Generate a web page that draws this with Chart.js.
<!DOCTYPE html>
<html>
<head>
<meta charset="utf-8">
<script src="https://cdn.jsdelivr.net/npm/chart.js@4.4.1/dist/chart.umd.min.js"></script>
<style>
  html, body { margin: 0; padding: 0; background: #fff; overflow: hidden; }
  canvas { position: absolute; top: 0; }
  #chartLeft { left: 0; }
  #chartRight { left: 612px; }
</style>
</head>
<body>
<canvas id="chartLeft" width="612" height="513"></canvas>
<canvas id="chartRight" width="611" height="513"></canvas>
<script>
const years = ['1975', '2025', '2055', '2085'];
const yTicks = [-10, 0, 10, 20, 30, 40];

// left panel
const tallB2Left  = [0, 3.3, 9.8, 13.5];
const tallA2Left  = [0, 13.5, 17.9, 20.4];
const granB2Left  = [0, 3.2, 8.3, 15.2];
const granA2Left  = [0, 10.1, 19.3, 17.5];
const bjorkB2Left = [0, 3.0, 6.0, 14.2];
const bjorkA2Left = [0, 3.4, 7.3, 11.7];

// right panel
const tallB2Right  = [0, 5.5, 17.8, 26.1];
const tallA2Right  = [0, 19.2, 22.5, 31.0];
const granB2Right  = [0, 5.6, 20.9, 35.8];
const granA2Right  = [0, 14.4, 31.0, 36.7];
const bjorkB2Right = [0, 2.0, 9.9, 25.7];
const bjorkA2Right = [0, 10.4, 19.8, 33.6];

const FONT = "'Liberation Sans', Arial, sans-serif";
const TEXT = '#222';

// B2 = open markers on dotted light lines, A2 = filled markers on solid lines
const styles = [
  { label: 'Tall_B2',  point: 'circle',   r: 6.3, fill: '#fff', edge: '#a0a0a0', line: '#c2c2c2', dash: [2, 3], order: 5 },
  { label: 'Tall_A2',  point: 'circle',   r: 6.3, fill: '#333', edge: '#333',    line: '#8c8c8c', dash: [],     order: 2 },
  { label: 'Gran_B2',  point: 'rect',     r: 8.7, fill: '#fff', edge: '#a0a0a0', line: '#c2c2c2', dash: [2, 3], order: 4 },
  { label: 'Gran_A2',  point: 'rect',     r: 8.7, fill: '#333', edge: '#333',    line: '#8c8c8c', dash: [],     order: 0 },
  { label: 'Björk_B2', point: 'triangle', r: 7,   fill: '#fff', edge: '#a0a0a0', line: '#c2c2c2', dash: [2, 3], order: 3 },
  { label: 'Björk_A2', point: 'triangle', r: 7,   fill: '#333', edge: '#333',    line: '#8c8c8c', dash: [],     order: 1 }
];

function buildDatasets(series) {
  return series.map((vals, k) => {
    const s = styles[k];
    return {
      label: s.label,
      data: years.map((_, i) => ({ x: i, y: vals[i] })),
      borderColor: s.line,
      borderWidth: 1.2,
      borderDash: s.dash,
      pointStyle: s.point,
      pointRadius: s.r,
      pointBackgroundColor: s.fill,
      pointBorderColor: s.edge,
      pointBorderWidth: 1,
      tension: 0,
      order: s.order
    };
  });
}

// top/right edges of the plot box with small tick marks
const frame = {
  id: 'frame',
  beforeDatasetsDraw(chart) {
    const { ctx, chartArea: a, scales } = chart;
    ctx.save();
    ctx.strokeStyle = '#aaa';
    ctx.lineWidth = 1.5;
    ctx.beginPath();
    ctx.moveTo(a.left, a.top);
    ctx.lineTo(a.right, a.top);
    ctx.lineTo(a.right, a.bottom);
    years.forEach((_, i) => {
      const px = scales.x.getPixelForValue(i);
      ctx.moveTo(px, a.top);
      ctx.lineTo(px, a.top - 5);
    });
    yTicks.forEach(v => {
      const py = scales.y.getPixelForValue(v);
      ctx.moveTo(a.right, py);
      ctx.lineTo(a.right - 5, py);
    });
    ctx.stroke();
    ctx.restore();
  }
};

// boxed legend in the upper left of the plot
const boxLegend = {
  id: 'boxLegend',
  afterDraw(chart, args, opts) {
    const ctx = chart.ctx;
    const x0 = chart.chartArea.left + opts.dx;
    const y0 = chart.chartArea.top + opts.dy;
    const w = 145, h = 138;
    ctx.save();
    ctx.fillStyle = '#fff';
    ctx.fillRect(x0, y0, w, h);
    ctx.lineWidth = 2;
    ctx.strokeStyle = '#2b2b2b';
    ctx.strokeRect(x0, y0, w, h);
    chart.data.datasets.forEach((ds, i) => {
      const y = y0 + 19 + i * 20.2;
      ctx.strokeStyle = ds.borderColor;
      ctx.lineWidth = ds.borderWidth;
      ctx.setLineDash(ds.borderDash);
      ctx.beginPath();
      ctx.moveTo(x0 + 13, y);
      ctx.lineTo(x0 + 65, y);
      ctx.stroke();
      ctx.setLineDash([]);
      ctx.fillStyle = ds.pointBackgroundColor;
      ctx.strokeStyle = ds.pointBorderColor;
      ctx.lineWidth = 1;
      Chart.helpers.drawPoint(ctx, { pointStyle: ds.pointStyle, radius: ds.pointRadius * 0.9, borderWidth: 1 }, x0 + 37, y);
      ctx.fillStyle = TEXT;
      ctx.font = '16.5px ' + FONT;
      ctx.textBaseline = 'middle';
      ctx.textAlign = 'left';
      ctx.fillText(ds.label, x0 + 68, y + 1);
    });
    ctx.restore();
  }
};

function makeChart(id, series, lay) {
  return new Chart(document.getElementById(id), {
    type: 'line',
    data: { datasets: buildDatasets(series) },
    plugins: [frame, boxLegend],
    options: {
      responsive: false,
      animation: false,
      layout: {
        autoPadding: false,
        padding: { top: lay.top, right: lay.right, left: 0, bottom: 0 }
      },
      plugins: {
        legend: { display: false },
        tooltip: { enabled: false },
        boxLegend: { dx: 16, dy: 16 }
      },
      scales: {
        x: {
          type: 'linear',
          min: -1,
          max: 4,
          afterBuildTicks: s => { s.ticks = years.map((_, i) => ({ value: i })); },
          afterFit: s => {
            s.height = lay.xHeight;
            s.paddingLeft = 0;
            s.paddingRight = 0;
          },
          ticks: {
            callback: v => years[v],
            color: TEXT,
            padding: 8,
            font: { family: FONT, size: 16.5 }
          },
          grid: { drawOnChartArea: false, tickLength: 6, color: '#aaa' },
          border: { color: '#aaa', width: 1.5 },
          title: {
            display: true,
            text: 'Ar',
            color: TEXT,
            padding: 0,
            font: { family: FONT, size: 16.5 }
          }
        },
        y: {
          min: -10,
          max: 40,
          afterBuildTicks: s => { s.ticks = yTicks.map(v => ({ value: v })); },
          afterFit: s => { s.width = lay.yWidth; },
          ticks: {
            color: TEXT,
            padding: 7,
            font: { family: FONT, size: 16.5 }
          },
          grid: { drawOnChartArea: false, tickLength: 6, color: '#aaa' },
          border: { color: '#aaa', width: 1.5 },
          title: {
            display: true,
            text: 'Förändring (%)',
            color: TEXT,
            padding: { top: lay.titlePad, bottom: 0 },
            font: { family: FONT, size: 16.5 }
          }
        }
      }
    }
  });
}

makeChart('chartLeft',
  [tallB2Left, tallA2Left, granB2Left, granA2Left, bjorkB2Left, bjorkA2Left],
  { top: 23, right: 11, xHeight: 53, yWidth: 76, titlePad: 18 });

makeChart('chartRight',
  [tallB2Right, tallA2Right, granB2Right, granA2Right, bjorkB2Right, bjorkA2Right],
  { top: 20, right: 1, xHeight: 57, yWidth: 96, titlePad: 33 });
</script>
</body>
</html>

REQUIREMENT: Print only the lines that run from the start of the listing to the line bearing "const TEXT = '#222';"; please keep the first line and that last one, exactly as they appear.

WRITTEN RESPONSE:
Generate a web page that draws this with Chart.js.
<!DOCTYPE html>
<html>
<head>
<meta charset="utf-8">
<script src="https://cdn.jsdelivr.net/npm/chart.js@4.4.1/dist/chart.umd.min.js"></script>
<style>
  html, body { margin: 0; padding: 0; background: #fff; overflow: hidden; }
  canvas { position: absolute; top: 0; }
  #chartLeft { left: 0; }
  #chartRight { left: 612px; }
</style>
</head>
<body>
<canvas id="chartLeft" width="612" height="513"></canvas>
<canvas id="chartRight" width="611" height="513"></canvas>
<script>
const years = ['1975', '2025', '2055', '2085'];
const yTicks = [-10, 0, 10, 20, 30, 40];

// left panel
const tallB2Left  = [0, 3.3, 9.8, 13.5];
const tallA2Left  = [0, 13.5, 17.9, 20.4];
const granB2Left  = [0, 3.2, 8.3, 15.2];
const granA2Left  = [0, 10.1, 19.3, 17.5];
const bjorkB2Left = [0, 3.0, 6.0, 14.2];
const bjorkA2Left = [0, 3.4, 7.3, 11.7];

// right panel
const tallB2Right  = [0, 5.5, 17.8, 26.1];
const tallA2Right  = [0, 19.2, 22.5, 31.0];
const granB2Right  = [0, 5.6, 20.9, 35.8];
const granA2Right  = [0, 14.4, 31.0, 36.7];
const bjorkB2Right = [0, 2.0, 9.9, 25.7];
const bjorkA2Right = [0, 10.4, 19.8, 33.6];

const FONT = "'Liberation Sans', Arial, sans-serif";
const TEXT = '#222';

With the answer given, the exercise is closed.